AVAILABILITY AND COST ANALYSIS OF A PARALLEL REDUNDANT COMPLEX SYSTEM WITH TWO TYPES OF FAILURE UNDER PREEMPTIVE-RESUME REPAIR DISCIPLINE USING GUMBEL-HOUGAARD FAMILY COPULA IN REPAIR

Abstract

This paper discusses about the availability of a complex system, which consists of two independent repairable subsystems A and B in (1-out-of-2: F) and (1-out-of-n: F) arrangement respectively. Subsystem A has two identical units arranged in parallel redundancy (1-out-of-2: G), subsystem B has n unit in series (1-out-of-n: F) with two types of failure, viz., partial and catastrophic. Except at two transitions where two types of repair namely exponential and general possible all other transitions have single possibility between any two states. The failure and repair time for both subsystems follow exponential and general distributions respectively. The model is analyzed under "preemptive-resume repair discipline" where A is considered to be in priority while B is non-priority.
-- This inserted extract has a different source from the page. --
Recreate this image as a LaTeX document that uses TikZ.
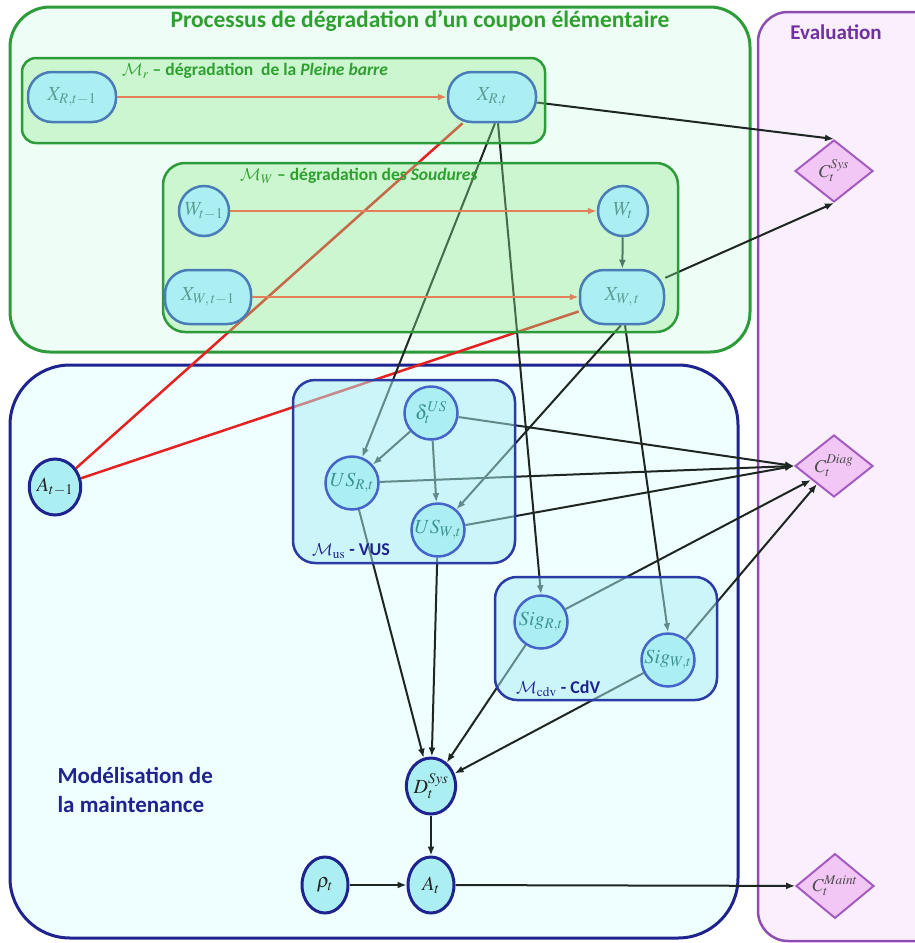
\documentclass[tikz,border=0pt]{standalone}
\usepackage{mathptmx}
\DeclareSymbolFont{cmsyfont}{OMS}{cmsy}{m}{n}
\DeclareSymbolFontAlphabet{\mathcal}{cmsyfont}
\usepackage{fontspec}
\setmainfont{Carlito}
\usetikzlibrary{shapes.geometric,arrows.meta}
\pgfdeclarelayer{bg}\pgfdeclarelayer{edges}\pgfdeclarelayer{over}
\pgfsetlayers{bg,edges,over,main}
\definecolor{gline}{HTML}{2E9B3A}
\definecolor{gtext}{HTML}{2FA02F}
\definecolor{gbg}{HTML}{EEFDF5}
\definecolor{gin}{HTML}{8FEA8F}
\definecolor{ebg}{HTML}{F9EFFD}
\definecolor{eline}{HTML}{8E4DB0}
\definecolor{etext}{HTML}{7030A0}
\definecolor{mbg}{HTML}{EFFEFE}
\definecolor{mline}{HTML}{1F238F}
\definecolor{vfill}{HTML}{A8EEF3}
\definecolor{vline}{HTML}{2B3BA5}
\definecolor{nfill}{HTML}{ABEFF3}
\definecolor{nline}{HTML}{4A7DB8}
\definecolor{ntext}{HTML}{5F9E96}
\definecolor{vnline}{HTML}{4565C8}
\definecolor{vntext}{HTML}{3C9490}
\definecolor{dfill}{HTML}{F2C6F5}
\definecolor{dline}{HTML}{A55CC0}
\definecolor{salm}{HTML}{E2805C}
\definecolor{redl}{HTML}{E52222}
\definecolor{blk}{HTML}{1E2622}
\definecolor{gedge}{HTML}{4E7A6A}
\begin{document}
\begin{tikzpicture}[x=1pt,y=-1pt,
  >={Latex[length=9,width=7]},
  nodefont/.style={font=\fontsize{20}{24}\selectfont},
  stad/.style={nodefont,draw=nline,line width=2.5,fill=nfill,text=ntext,rounded corners=24,minimum width=88,minimum height=50,inner sep=0},
  circ/.style={nodefont,draw=nline,line width=2.5,fill=nfill,text=ntext,circle,minimum size=50,inner sep=0},
  vcirc/.style={nodefont,draw=vnline,line width=2.5,fill=nfill,text=vntext,circle,minimum size=53,inner sep=0},
  mell/.style={nodefont,draw=mline,line width=3,fill=nfill,text=black!85,ellipse,minimum width=46,minimum height=56,inner sep=0},
  diam/.style={font=\fontsize{18}{22}\selectfont,draw=dline,line width=2,fill=dfill,text=black!70,diamond,minimum width=78,minimum height=62,inner sep=0},
  bedge/.style={->,draw=blk,line width=2},
  sedge/.style={->,draw=salm,line width=2},
  redge/.style={draw=redl,line width=2.5},
  glabel/.style={text=gtext,font=\bfseries\fontsize{17.5}{20}\selectfont,anchor=west,inner sep=0},
  vlabel/.style={text=mline,font=\bfseries\fontsize{18}{21}\selectfont,anchor=west,inner sep=0}]
\useasboundingbox (0,0) rectangle (914,943);
% nodes
\node[stad] (XRm) at (72,97) {$X_{R,t-1}$};
\node[stad] (XR) at (492,97) {$X_{R,t}$};
\node[circ] (Wm) at (204,211) {$W_{t-1}$};
\node[circ] (W) at (623,211) {$W_{t}$};
\node[stad,minimum width=86,minimum height=54] (XWm) at (208,297) {$X_{W,\,t-1}$};
\node[stad,minimum width=84,minimum height=54] (XW) at (622,297) {$X_{W,\,t}$};
\node[vcirc] (dl) at (431,413) {$\delta_t^{US}$};
\node[vcirc] (USR) at (352,483) {$US_{R,t}$};
\node[vcirc] (USW) at (438,530) {$US_{W,t}$};
\node[vcirc] (SR) at (541,622) {$Sig_{R,t}$};
\node[vcirc] (SW) at (668,660) {$Sig_{W,t}$};
\node[mell] (Am) at (55,487) {$A_{t-1}$};
\node[mell] (D) at (431,786) {$D_t^{Sys}$};
\node[mell] (rho) at (325,885) {$\rho_t$};
\node[mell] (A) at (431,885) {$A_t$};
\node[diam] (CS) at (834,171) {$C_t^{Sys}$};
\node[diam] (CD) at (834,466) {$C_t^{Diag}$};
\node[diam] (CM) at (835,886) {$C_t^{Maint}$};
% background boxes
\begin{pgfonlayer}{bg}
\draw[gline,line width=3,fill=gbg,rounded corners=40] (10,7) rectangle (750,352);
\draw[mline,line width=3,fill=mbg,rounded corners=60] (10,365) rectangle (738,938);
\draw[eline,line width=2.5,fill=ebg,rounded corners=30] (758,12) rectangle (945,941);
\end{pgfonlayer}
% overlay boxes
\begin{pgfonlayer}{over}
\fill[gin,opacity=0.36,rounded corners=14] (22,58) rectangle (545,143);
\draw[gline,line width=2.5,rounded corners=14] (22,58) rectangle (545,143);
\fill[gin,opacity=0.36,rounded corners=22] (163,163) rectangle (678,332);
\draw[gline,line width=2.5,rounded corners=22] (163,163) rectangle (678,332);
\fill[vfill,opacity=0.5,rounded corners=22] (293,380) rectangle (515,563);
\draw[vline,line width=2.5,rounded corners=22] (293,380) rectangle (515,563);
\fill[vfill,opacity=0.5,rounded corners=22] (495,577) rectangle (717,700);
\draw[vline,line width=2.5,rounded corners=22] (495,577) rectangle (717,700);
\end{pgfonlayer}
% labels
\node[text=gtext,font=\bfseries\fontsize{23.5}{27}\selectfont] (title) at (420,21) {Processus de dégradation d’un coupon élémentaire};
\node[glabel] (lr) at (122,71) {$\mathcal{M}_r$ – dégradation\ \ de la \textit{Pleine barre}};
\node[glabel] (lw) at (240,176) {$\mathcal{M}_W$ – dégradation des \textit{Soudures}};
\node[text=etext,font=\bfseries\fontsize{21}{25}\selectfont] (ev) at (836,32) {Evaluation};
\node[text=mline,font=\bfseries\fontsize{23}{29}\selectfont,align=left,anchor=west] (mm) at (54,790) {Modélisation de\\la maintenance};
\node[vlabel] (lvus) at (312,551) {$\mathcal{M}_{\mathrm{us}}$ - VUS};
\node[vlabel] (lcdv) at (516,689) {$\mathcal{M}_{\mathrm{cdv}}$ - CdV};
% edges under overlay
\begin{pgfonlayer}{edges}
\draw[redge] (Am) -- (XR);
\draw[redge] (Am) -- (XW);
\draw[bedge] (XR) -- (CS.north);
\draw[bedge] (XW) -- (CS.south);
\draw[bedge] ([xshift=3]XR.south) -- (USR);
\draw[bedge] ([xshift=6]XR.south) -- (SR.north);
\draw[bedge] ([xshift=-1]XW.south) -- (USW);
\draw[bedge] ([xshift=3]XW.south) -- (SW.north);
\draw[bedge] (dl) -- (USR);
\draw[bedge] (dl) -- (USW);
\draw[bedge] (dl) -- (CD.west);
\draw[bedge] (USR) -- (CD.west);
\draw[bedge] (USW) -- (CD.west);
\draw[bedge] (SR) -- ([shift={(-3,-2)}]CD.south west);
\draw[bedge] (SW) -- ([shift={(3,2)}]CD.south west);
\draw[bedge] (USR) -- (D);
\draw[bedge] (USW) -- (D);
\draw[bedge] (SR) -- (D);
\draw[bedge] (SW) -- (D);
\draw[bedge] (D) -- (A);
\draw[bedge] (rho) -- (A);
\draw[bedge] (A) -- (CM);
\end{pgfonlayer}
% edges above overlay
\draw[sedge] (XRm) -- (XR);
\draw[sedge] (Wm) -- (W);
\draw[sedge] (XWm) -- (XW);
\draw[->,draw=gedge,line width=2] (W) -- (XW);
\end{tikzpicture}
\end{document}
By employing supplementary variable technique, Laplace transformation and Gumbel-Hougaard family copula various transition state probabilities, availability, Mean Time to Failure (MTTF) and cost analysis (expected profit) are obtained along with steady-state behaviour of the system. Inversions have also been carried out so as to obtain time dependent probabilities, which determine availability of the system at any instant. At last some special cases of the system have been taken.